The absence of a Smith work in South Orange bothered Mr. Pierro, even more so after 1998, when the Museum of Modern Art held a major retrospective of Smith's career. So Mr. Pierro, who with his wife, Judy Wukitsch, also an artist, founded a local art gallery in South Orange's community center in 1994, decided to do something about it. He began talking to his friends about helping the town buy a Smith work. Somehow, though, the plan never progressed beyond talk.

When Mr. Pierro died from cancer at age 61 last October, a group of his friends took up his mission, forming the Lennie Pierro Memorial Arts Foundation to oversee the Tony Smith Sculpture Project. The project, led by Cheryl Arnedt, a South Orange resident, is dedicated to securing a Smith sculpture for South Orange. On Nov. 16, it will hold its first major fund-raising event at the Women's Club in Maplewood.

Earlier that day, the gallery that Mr. Pierro and Ms. Wukitsch founded will be renamed the Pierro Gallery of South Orange; a new exhibition will show a retrospective of Mr. Pierro's work.

''Lennie always reached for the sky,'' said Ms. Wukitsch, assistant director for recreation and culture affairs in South Orange. ''Who's to say it's impossible?''

The project is working with the Tony Smith estate, which is ''very supportive of the idea and wants to help realize it,'' said Sarah Auld, its director. The estate owns many sculptures, one of which will go to the town, partially as a gift, Ms. Auld said. The project will have to pay the rest of the cost. Smith's sculptures sell for about $500,000, Ms. Auld said.

Art historians find the origins of Smith's artistic aesthetic in his childhood in South Orange. Smith's family had long lived in the area, and owned a waterworks factory in East Orange. When Smith, who was born in 1912, was 4 years old, he had tuberculosis and was quarantined in a small, pre-fabricated house set up behind his family's home on Stanley Road. Heat for the house was provided by a black stove, which may have inspired Smith's later work with black metals.
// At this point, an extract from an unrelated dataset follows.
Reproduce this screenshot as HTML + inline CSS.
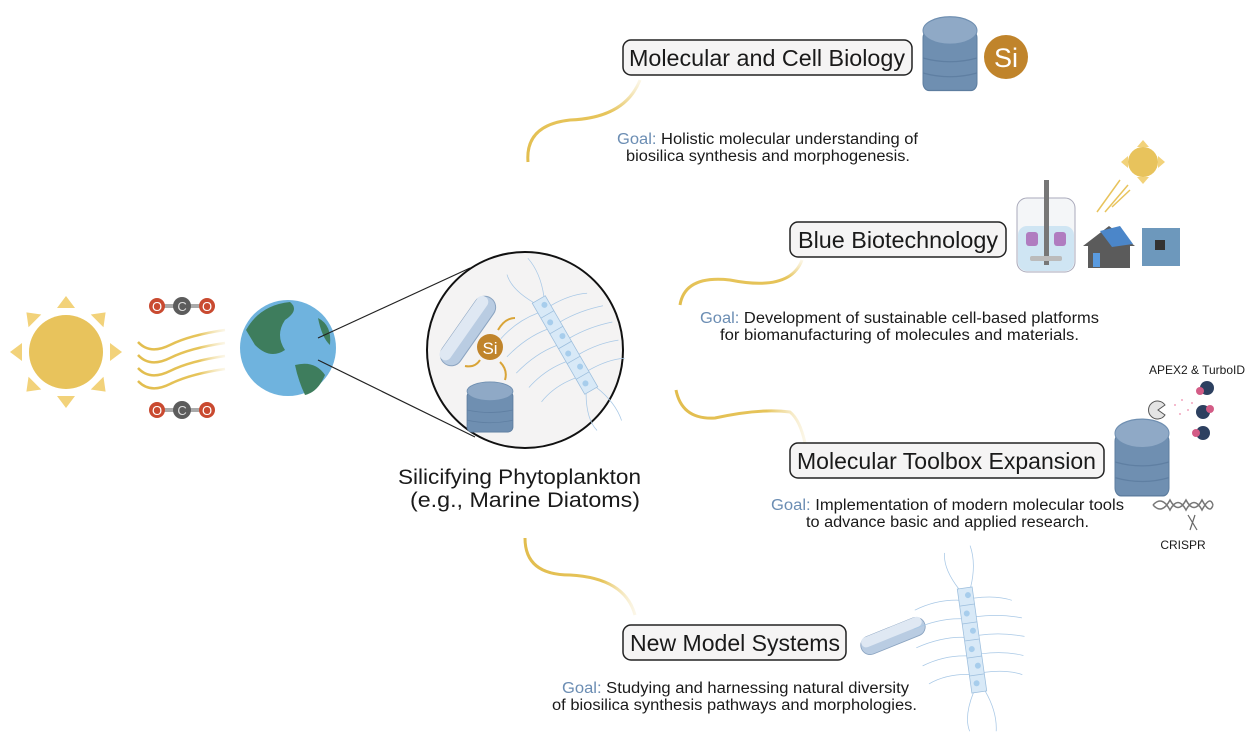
<!DOCTYPE html>
<html><head><meta charset="utf-8"><style>
html,body{margin:0;padding:0;background:#fff}
svg{display:block}
text{font-family:"Liberation Sans",sans-serif;fill:#1a1a1a}
</style></head><body>
<svg width="1250" height="739" viewBox="0 0 1250 739" xmlns="http://www.w3.org/2000/svg">
<defs>
<linearGradient id="fadeUp" x1="0" y1="1" x2="0" y2="0"><stop offset="0" stop-color="#e2bd4e"/><stop offset="0.6" stop-color="#e6c45a"/><stop offset="1" stop-color="#f3e3b2" stop-opacity="0.3"/></linearGradient>
<linearGradient id="fadeR" x1="0" y1="0" x2="1" y2="0"><stop offset="0" stop-color="#e2bd4e"/><stop offset="0.7" stop-color="#e6c45a"/><stop offset="1" stop-color="#f3e3b2" stop-opacity="0.3"/></linearGradient>
<g id="cyl">
<rect x="-27" y="-22" width="54" height="48" rx="6" fill="#6f8fb1"/>
<rect x="-27" y="-22" width="54" height="48" rx="6" fill="none" stroke="#5d7d9f" stroke-width="1"/>
<path d="M-27 0 Q0 6 27 0 M-27 12 Q0 18 27 12" stroke="#5f7fa2" fill="none"/>
<ellipse cx="0" cy="-22" rx="27" ry="11" fill="#8fa9c6" stroke="#6f8fb1"/>
</g>
<g id="pen">
<rect x="-40" y="-11" width="80" height="22" rx="11" fill="#b9cce2" stroke="#8aa3c0"/>
<rect x="-38" y="-11" width="76" height="12" rx="6" fill="#dfe8f3"/>
</g>
<g id="chain" stroke="#a8c8e6" fill="none" stroke-width="1">
<path d="M-8 -70 Q-25 -100 -20 -120 M8 -70 Q20 -100 15 -125 M-8 70 Q-25 100 -20 120 M8 70 Q20 100 15 125"/>
<path d="M-10 -55 Q-40 -60 -70 -50 M10 -55 Q40 -55 60 -45 M-10 -30 Q-40 -35 -75 -25 M10 -30 Q40 -30 70 -20 M-10 -5 Q-40 -10 -75 0 M10 -5 Q40 -5 70 5 M-10 20 Q-40 15 -70 25 M10 20 Q40 20 65 30 M-10 45 Q-40 40 -65 50 M10 45 Q40 45 60 55"/>
<rect x="-10" y="-70" width="20" height="140" fill="#d8e9f7" stroke="#9cbedd"/>
<path d="M-10 -47 H10 M-10 -23 H10 M-10 0 H10 M-10 23 H10 M-10 47 H10" stroke="#9cbedd"/>
<g fill="#a7cdec" stroke="none"><circle cx="3" cy="-60" r="4"/><circle cx="-2" cy="-36" r="4"/><circle cx="3" cy="-12" r="4"/><circle cx="-2" cy="12" r="4"/><circle cx="3" cy="35" r="4"/><circle cx="-2" cy="58" r="4"/></g>
</g>
<g id="co2">
<rect x="-25" y="-2" width="50" height="4" fill="#aaa"/>
<circle cx="-25" cy="0" r="8" fill="#c94a30"/><circle cx="0" cy="0" r="9" fill="#5c5c5c"/><circle cx="25" cy="0" r="8" fill="#c94a30"/>
<text x="-25" y="5" font-size="13" text-anchor="middle" style="fill:#fff">O</text>
<text x="0" y="5" font-size="13" text-anchor="middle" style="fill:#ddd">C</text>
<text x="25" y="5" font-size="13" text-anchor="middle" style="fill:#fff">O</text>
</g>
</defs>

<!-- Sun -->
<g fill="#f2d27a" transform="translate(66,352)">
<polygon points="0,-56 9,-44 -9,-44"/>
<polygon points="0,-56 9,-44 -9,-44" transform="rotate(45)"/>
<polygon points="0,-56 9,-44 -9,-44" transform="rotate(90)"/>
<polygon points="0,-56 9,-44 -9,-44" transform="rotate(135)"/>
<polygon points="0,-56 9,-44 -9,-44" transform="rotate(180)"/>
<polygon points="0,-56 9,-44 -9,-44" transform="rotate(225)"/>
<polygon points="0,-56 9,-44 -9,-44" transform="rotate(270)"/>
<polygon points="0,-56 9,-44 -9,-44" transform="rotate(315)"/>
</g>
<circle cx="66" cy="352" r="37" fill="#e8c35c"/>
<!-- waves -->
<g fill="none" stroke="url(#fadeR)" stroke-width="2.5">
<path d="M138 342 Q150 355 170 345 T225 330"/>
<path d="M138 355 Q150 368 170 358 T225 343"/>
<path d="M138 368 Q150 381 170 371 T225 356"/>
<path d="M138 381 Q150 394 170 384 T225 369"/>
</g>
<use href="#co2" x="182" y="306"/>
<use href="#co2" x="182" y="410"/>
<!-- Globe -->
<circle cx="288" cy="348" r="48" fill="#6fb3de"/>
<path d="M246 330 Q260 305 290 302 Q300 310 285 320 Q275 335 285 350 Q270 360 255 345 Z" fill="#3e7d5d"/>
<path d="M295 365 Q315 360 325 375 Q318 392 305 395 Q298 380 295 365 Z" fill="#3e7d5d"/>
<path d="M318 318 Q332 325 330 345 Q322 338 318 318 Z" fill="#3e7d5d"/>
<!-- zoom lines -->
<line x1="318" y1="338" x2="470" y2="268" stroke="#222" stroke-width="1.2"/>
<line x1="318" y1="360" x2="475" y2="437" stroke="#222" stroke-width="1.2"/>
<!-- Circle -->
<circle cx="525" cy="350" r="98" fill="#f4f3f3" stroke="#111" stroke-width="2"/>
<use href="#pen" transform="translate(468,331) rotate(-55)"/>
<use href="#cyl" transform="translate(490,410) scale(0.85)"/>
<use href="#chain" transform="translate(565,345) rotate(-30) scale(0.75)"/>
<circle cx="490" cy="347" r="13" fill="#c0842b"/>
<text x="490" y="354" font-size="17" text-anchor="middle" style="fill:#fff">Si</text>
<g stroke="#d9a437" stroke-width="2" fill="none"><path d="M498 330 Q505 318 515 318"/><path d="M480 360 Q475 368 465 366"/><path d="M500 362 Q508 370 505 380"/></g>

<text x="398" y="484" font-size="21" textLength="243" lengthAdjust="spacingAndGlyphs">Silicifying Phytoplankton</text>
<text x="410" y="507" font-size="21" textLength="230" lengthAdjust="spacingAndGlyphs">(e.g., Marine Diatoms)</text>

<!-- connectors -->
<g fill="none" stroke-width="3">
<path d="M528 162 Q525 125 570 120 Q625 118 640 80" stroke="url(#fadeUp)"/>
<path d="M680 305 Q685 275 730 280 Q790 292 802 260" stroke="url(#fadeUp)"/>
<path d="M676 390 Q682 420 715 418 Q760 408 790 412 Q800 420 805 443" stroke="url(#fadeR)"/>
<path d="M525 538 Q525 575 570 575 Q625 578 635 615" stroke="url(#fadeR)"/>
</g>

<!-- Boxes -->
<g fill="#f5f4f4" stroke="#222" stroke-width="1.5">
<rect x="623" y="40" width="289" height="35" rx="8"/>
<rect x="790" y="222" width="216" height="35" rx="8"/>
<rect x="790" y="443" width="314" height="35" rx="8"/>
<rect x="623" y="625" width="223" height="35" rx="8"/>
</g>
<g font-size="23">
<text x="629" y="66" textLength="276" lengthAdjust="spacingAndGlyphs">Molecular and Cell Biology</text>
<text x="798" y="248" textLength="200" lengthAdjust="spacingAndGlyphs">Blue Biotechnology</text>
<text x="797" y="469" textLength="299" lengthAdjust="spacingAndGlyphs">Molecular Toolbox Expansion</text>
<text x="630" y="651" textLength="210" lengthAdjust="spacingAndGlyphs">New Model Systems</text>
</g>
<g font-size="15.5">
<text x="617" y="144" textLength="301" lengthAdjust="spacingAndGlyphs"><tspan style="fill:#6b8db3">Goal:</tspan> Holistic molecular understanding of</text>
<text x="626" y="161" textLength="284" lengthAdjust="spacingAndGlyphs">biosilica synthesis and morphogenesis.</text>
<text x="700" y="323" textLength="399" lengthAdjust="spacingAndGlyphs"><tspan style="fill:#6b8db3">Goal:</tspan> Development of sustainable cell-based platforms</text>
<text x="720" y="340" textLength="359" lengthAdjust="spacingAndGlyphs">for biomanufacturing of molecules and materials.</text>
<text x="771" y="510" textLength="353" lengthAdjust="spacingAndGlyphs"><tspan style="fill:#6b8db3">Goal:</tspan> Implementation of modern molecular tools</text>
<text x="806" y="527" textLength="283" lengthAdjust="spacingAndGlyphs">to advance basic and applied research.</text>
<text x="562" y="693" textLength="347" lengthAdjust="spacingAndGlyphs"><tspan style="fill:#6b8db3">Goal:</tspan> Studying and harnessing natural diversity</text>
<text x="552" y="710" textLength="365" lengthAdjust="spacingAndGlyphs">of biosilica synthesis pathways and morphologies.</text>
</g>

<!-- Box1 icons -->
<use href="#cyl" transform="translate(950,58) scale(1.0,1.25)"/>
<circle cx="1006" cy="57" r="22" fill="#c0842b"/>
<text x="1006" y="67" font-size="27" text-anchor="middle" style="fill:#fff">Si</text>

<!-- Box2 icons -->
<rect x="1017" y="198" width="58" height="74" rx="10" fill="#f4f6f8" stroke="#aab"/>
<rect x="1018" y="226" width="56" height="45" rx="9" fill="#cfe5f3"/>
<rect x="1044" y="180" width="5" height="85" fill="#777"/>
<rect x="1030" y="256" width="32" height="5" rx="2" fill="#bbb"/>
<rect x="1026" y="232" width="12" height="14" rx="3" fill="#b07cc0"/><rect x="1054" y="232" width="12" height="14" rx="3" fill="#b07cc0"/>
<polygon points="1083,246 1109,226 1135,246 1130,246 1130,268 1088,268 1088,246" fill="#5b5b5b"/>
<polygon points="1100,231 1120,226 1133,244 1112,247" fill="#4b86c9"/>
<rect x="1093" y="253" width="7" height="14" fill="#5a9be0"/>
<rect x="1142" y="228" width="38" height="38" fill="#6d98bc"/>
<rect x="1155" y="240" width="10" height="10" fill="#333"/>
<g fill="#f2d27a"><polygon points="1143,140 1149,147 1137,147"/><polygon points="1143,184 1149,177 1137,177"/><polygon points="1121,162 1128,156 1128,168"/><polygon points="1165,162 1158,156 1158,168"/></g>
<circle cx="1143" cy="162" r="15" fill="#e8c35c"/>
<g stroke="#e8c35c" stroke-width="1.5"><line x1="1097" y1="212" x2="1120" y2="180"/><line x1="1105" y1="212" x2="1128" y2="185"/><line x1="1112" y1="207" x2="1130" y2="190"/></g>

<!-- Box3 icons -->
<use href="#cyl" transform="translate(1142,462) scale(1.0,1.3)"/>
<text x="1197" y="374" font-size="12" text-anchor="middle">APEX2 &amp; TurboID</text>
<path d="M1165 405 L1158 410 L1165 415 A9 9 0 1 1 1165 405 Z" fill="#e4e4e4" stroke="#555"/>
<g fill="#f2a6bf"><circle cx="1175" cy="405" r="1"/><circle cx="1182" cy="400" r="1"/><circle cx="1188" cy="410" r="1"/><circle cx="1180" cy="414" r="1"/><circle cx="1192" cy="403" r="1"/></g>
<g fill="#2d4060"><circle cx="1207" cy="388" r="7"/><circle cx="1203" cy="412" r="7"/><circle cx="1203" cy="433" r="7"/></g>
<g fill="#d35c86"><circle cx="1200" cy="391" r="4"/><circle cx="1210" cy="409" r="4"/><circle cx="1196" cy="433" r="4"/></g>
<path d="M1153 505 Q1162 495 1170 510 Q1178 495 1186 510 Q1194 495 1202 510 Q1210 495 1213 505 M1153 505 Q1162 515 1170 500 Q1178 515 1186 500 Q1194 515 1202 500 Q1210 515 1213 505" fill="none" stroke="#777" stroke-width="1.5"/>
<path d="M1188 515 L1197 530 M1195 515 L1190 530" stroke="#666" stroke-width="1.2"/>
<text x="1183" y="549" font-size="12" text-anchor="middle">CRISPR</text>

<!-- Box4 icons -->
<use href="#pen" transform="translate(893,636) rotate(-22) scale(0.85)"/>
<use href="#chain" transform="translate(972,640) rotate(-8) scale(0.75)"/>
</svg>
</body></html>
While quarantined, Smith built pueblo-like structures from boxes of medicine. Later, he became an architect, working with Frank Lloyd Wright in the 1930's, and continuing to design homes until the early 1960's.
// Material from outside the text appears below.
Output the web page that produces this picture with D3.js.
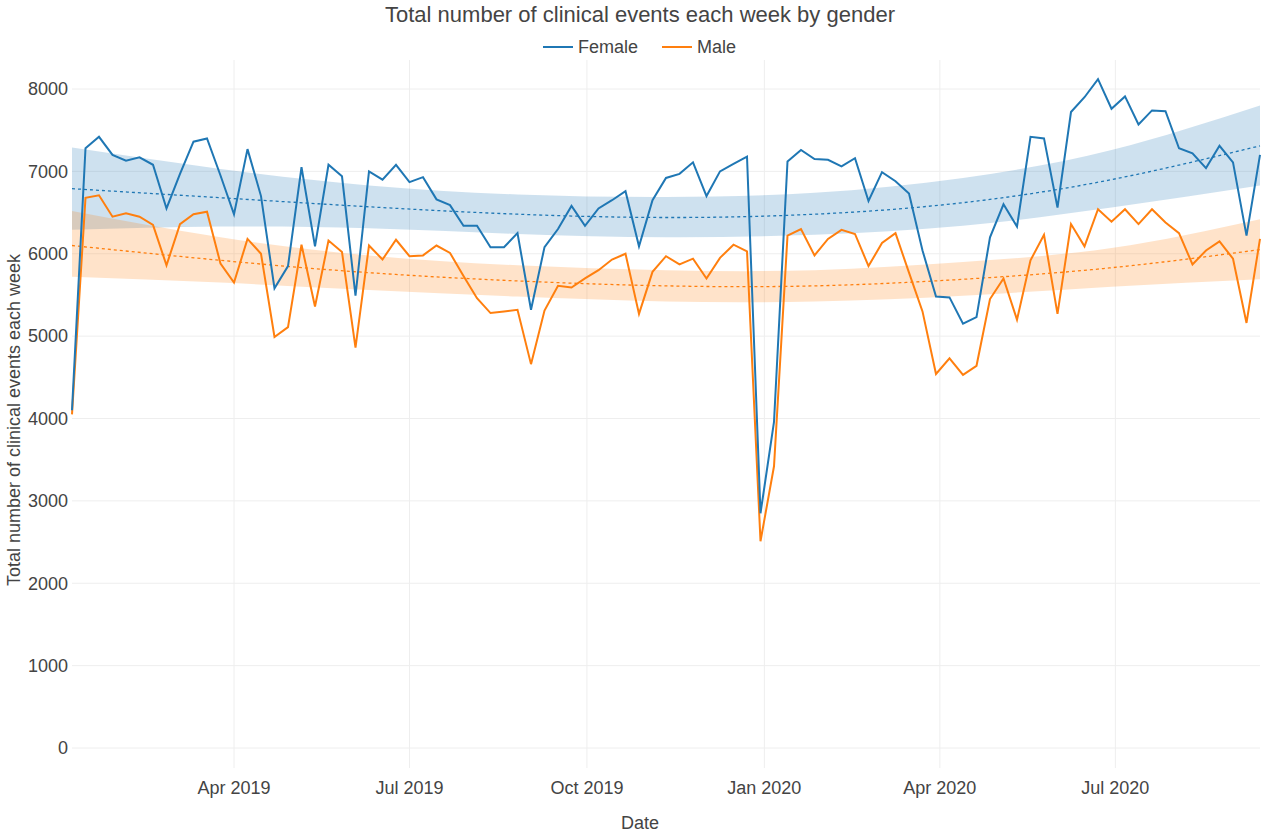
<!DOCTYPE html>
<html>
<head>
<meta charset="utf-8">
<script src="https://cdn.jsdelivr.net/npm/d3@7"></script>
<style>
  body { margin: 0; background: #fff; }
  text { font-family: "Liberation Sans", Arial, sans-serif; fill: #444; }
</style>
</head>
<body>
<svg width="1280" height="835"></svg>
<script>
const startDate = new Date(2019, 0, 7)
const femaleCounts = [4100, 7280, 7420, 7200, 7130, 7170, 7080, 6550, 6970, 7360, 7400, 6950, 6480, 7270, 6700, 5580, 5850, 7050, 6090, 7080, 6940, 5490, 7000, 6900, 7080, 6870, 6930, 6660, 6590, 6340, 6340, 6080, 6080, 6250, 5320, 6080, 6300, 6580, 6340, 6550, 6650, 6760, 6090, 6650, 6920, 6970, 7110, 6700, 7000, 7090, 7180, 2850, 3960, 7120, 7260, 7150, 7140, 7060, 7160, 6640, 6990, 6880, 6730, 6040, 5480, 5470, 5150, 5230, 6200, 6600, 6330, 7420, 7400, 6560, 7720, 7900, 8120, 7760, 7910, 7570, 7740, 7730, 7280, 7220, 7040, 7310, 7110, 6220, 7200]
const maleCounts = [4050, 6680, 6710, 6450, 6490, 6450, 6350, 5860, 6360, 6480, 6510, 5880, 5650, 6180, 6000, 4990, 5110, 6110, 5360, 6160, 6020, 4860, 6100, 5930, 6170, 5970, 5980, 6100, 6010, 5730, 5460, 5280, 5300, 5320, 4660, 5310, 5610, 5590, 5700, 5800, 5930, 6000, 5270, 5780, 5970, 5870, 5940, 5700, 5950, 6110, 6030, 2510, 3420, 6220, 6300, 5980, 6180, 6290, 6240, 5850, 6130, 6250, 5770, 5300, 4540, 4730, 4530, 4640, 5450, 5700, 5200, 5920, 6230, 5270, 6360, 6090, 6540, 6390, 6540, 6360, 6540, 6380, 6250, 5870, 6040, 6150, 5940, 5160, 6180]

// trend fit sampled at anchor weeks
const trendWeeks = [0, 11, 22, 33, 44, 55, 66, 77, 88]
const femaleTrend = [6790, 6680, 6570, 6480, 6440, 6480, 6620, 6900, 7310]
const femaleLow = [6290, 6330, 6310, 6240, 6200, 6230, 6340, 6560, 6830]
const femaleHigh = [7290, 7030, 6830, 6720, 6690, 6740, 6920, 7260, 7800]
const maleTrend = [6100, 5920, 5770, 5670, 5610, 5610, 5690, 5830, 6050]
const maleLow = [5720, 5650, 5560, 5480, 5420, 5420, 5490, 5600, 5690]
const maleHigh = [6520, 6200, 5980, 5860, 5800, 5800, 5900, 6070, 6420]

const yTicks = [0, 1000, 2000, 3000, 4000, 5000, 6000, 7000, 8000]

const weekDate = i => d3.timeDay.offset(startDate, i * 7)
const svg = d3.select("svg")
const x = d3.scaleTime().domain([startDate, weekDate(88)]).range([72, 1260])
const y = d3.scaleLinear().domain([0, 8000]).range([748, 89])

const xTicks = d3.timeMonth.every(3).range(new Date(2019, 3, 1), new Date(2020, 8, 1))

// grid
svg.append("g").selectAll("line").data(yTicks).join("line")
    .attr("x1", 72).attr("x2", 1260)
    .attr("y1", d => y(d)).attr("y2", d => y(d))
    .attr("stroke", "#eee")
svg.append("g").selectAll("line").data(xTicks).join("line")
    .attr("x1", d => x(d)).attr("x2", d => x(d))
    .attr("y1", 60).attr("y2", 768)
    .attr("stroke", "#eee")

// axes labels
svg.append("g").selectAll("text").data(yTicks).join("text")
    .attr("x", 68).attr("y", d => y(d)).attr("dy", "0.35em")
    .attr("text-anchor", "end").attr("font-size", 18)
    .text(d => d)
svg.append("g").selectAll("text").data(xTicks).join("text")
    .attr("x", d => x(d)).attr("y", 794)
    .attr("text-anchor", "middle").attr("font-size", 18)
    .text(d => d3.timeFormat("%b %Y")(d))

// bands and trends
const bands = [
    { low: femaleLow, high: femaleHigh, mid: femaleTrend, color: "#1f77b4", fill: "rgba(31,119,180,0.22)" },
    { low: maleLow, high: maleHigh, mid: maleTrend, color: "#ff7f0e", fill: "rgba(255,127,14,0.22)" },
]
bands.forEach(b => {
    const area = d3.area()
        .x((d, i) => x(weekDate(trendWeeks[i])))
        .y0((d, i) => y(b.low[i]))
        .y1((d, i) => y(b.high[i]))
        .curve(d3.curveNatural)
    svg.append("path").datum(trendWeeks).attr("d", area).attr("fill", b.fill)
})
bands.forEach(b => {
    const line = d3.line()
        .x((d, i) => x(weekDate(trendWeeks[i])))
        .y(d => y(d))
        .curve(d3.curveNatural)
    svg.append("path").datum(b.mid).attr("d", line)
        .attr("fill", "none").attr("stroke", b.color)
        .attr("stroke-width", 1.3).attr("stroke-dasharray", "3,3")
})

// weekly lines
const weekLine = d3.line().x((d, i) => x(weekDate(i))).y(d => y(d))
svg.append("path").datum(maleCounts).attr("d", weekLine)
    .attr("fill", "none").attr("stroke", "#ff7f0e").attr("stroke-width", 2)
svg.append("path").datum(femaleCounts).attr("d", weekLine)
    .attr("fill", "none").attr("stroke", "#1f77b4").attr("stroke-width", 2)

// title, legend
svg.append("text").attr("x", 640).attr("y", 22).attr("text-anchor", "middle")
    .attr("font-size", 22).text("Total number of clinical events each week by gender")
const legend = [{ name: "Female", color: "#1f77b4", x: 543 }, { name: "Male", color: "#ff7f0e", x: 662 }]
legend.forEach(l => {
    svg.append("line").attr("x1", l.x).attr("x2", l.x + 30).attr("y1", 47).attr("y2", 47)
        .attr("stroke", l.color).attr("stroke-width", 2)
    svg.append("text").attr("x", l.x + 35).attr("y", 47).attr("dy", "0.35em")
        .attr("font-size", 18).text(l.name)
})
svg.append("text").attr("x", 640).attr("y", 829).attr("text-anchor", "middle")
    .attr("font-size", 18).text("Date")
svg.append("text").attr("transform", "translate(20,420) rotate(-90)")
    .attr("text-anchor", "middle").attr("font-size", 18)
    .text("Total number of clinical events each week")
</script>
</body>
</html>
He began painting in the 1950's, and took up sculpture in the 1960's. Plywood mockups of his sculptures, built to actual size, often filled the backyard of his family home on Stanley Road in South Orange and the backyard of another house, on Berkeley Road in Orange, that the artist bought in the late 1960's.

''I remember one mockup that took up the whole backyard of the house on Berkeley,'' said Martha Smith, the artist's niece, who was living with her parents in South Orange at the time.

Smith was ''rooted in South Orange,'' said Joan Pachner, a curator at Storm King, in Mountainville, N.Y., and an art historian who has written about his work. ''He was comfortable in that environment. His black geometric structures work in suburban square backyards. That proportion gives them the most power. It's where they belong because it's where they were created.''

But the organizers of the Smith sculpture project hope to install its sculpture in a public space in South Orange. One likely site is the gazebo in front of the train station, near the proposed site of an arts center.

Outdoor art is already a part of the fabric of South Orange, which has had several major outdoor art exhibitions. The last one was ''Earthline Landscape,'' shown last year.

''Public art not only symbolizes and signifies a community commitment to art, but makes it accessible to everyone,'' said Susan Napack, who is on the board of the Pierro foundation. ''It takes you out of the day-to-day. It provokes, challenges, makes you think, makes you feel.''

A Tony Smith sculpture especially has that effect on people, she added, because ''it's different from every angle.''

Jane Smith, Tony Smith's widow, who lives in New York, said he would have been pleased to receive special recognition from the town to which he felt loyal throughout his lifetime.